The Letts diary is, simply put, the perfect organizational device for everyday life. It can't die, it can't get drained, it's slim, easily transportable, cheap, highly useful and stylish to boot. No PDA can compete with its slim outline and old-school feel. All your numbers go in the back (it's a pleasure, actually, to write them in year after year, I'm not kidding), all your dates get written in ink on the day you have them. You can put post-its in there, customize the inside covers (crucial to maximizing your Letts) and use paper clips to keep the week straight. The latest version has beefed up to fifteen months, yet is still less than a half inch thick and rules my world.
I enjoy the renewal each summer (I carry the academic diary, it just fits my life and once you’re on a cycle...it continues). People who carry the diary know each other by sight. “Oh, you're in the club.” We nod at each other, look each others systems over. The ink and pencils. The post-its. The inside covers. Some people fold their pages in neat triangles to cancel them out. The diary, though, is even greater as a repository.

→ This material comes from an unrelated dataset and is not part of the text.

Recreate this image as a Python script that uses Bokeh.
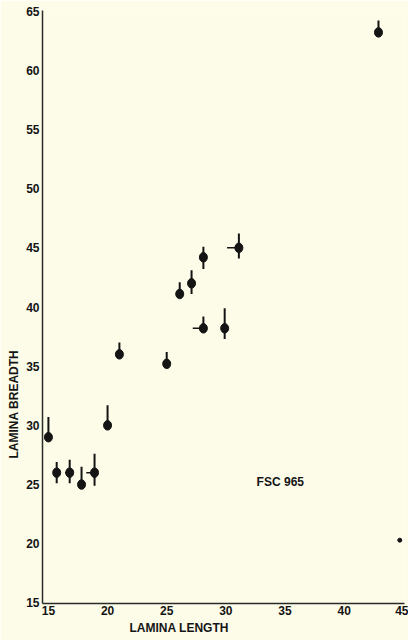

I always have notes and ideas that are slipped in the back. I put stamps in there, directions, whatever I need. I paste in important pages or cuttings. Plus, there are plenty of blank note pages and useful information (conversions, etc.)
Technology is a good thing. I love when it makes my life better, or even just thrills me. But for my addresses and contact numbers, the pen and paper are hard to beat. And in that world, the Letts diary is simply head and shoulders over Day Runner or any of the other major brands. They're notoriously hard to find (they're British). If you start, however, you will never go back. I promise.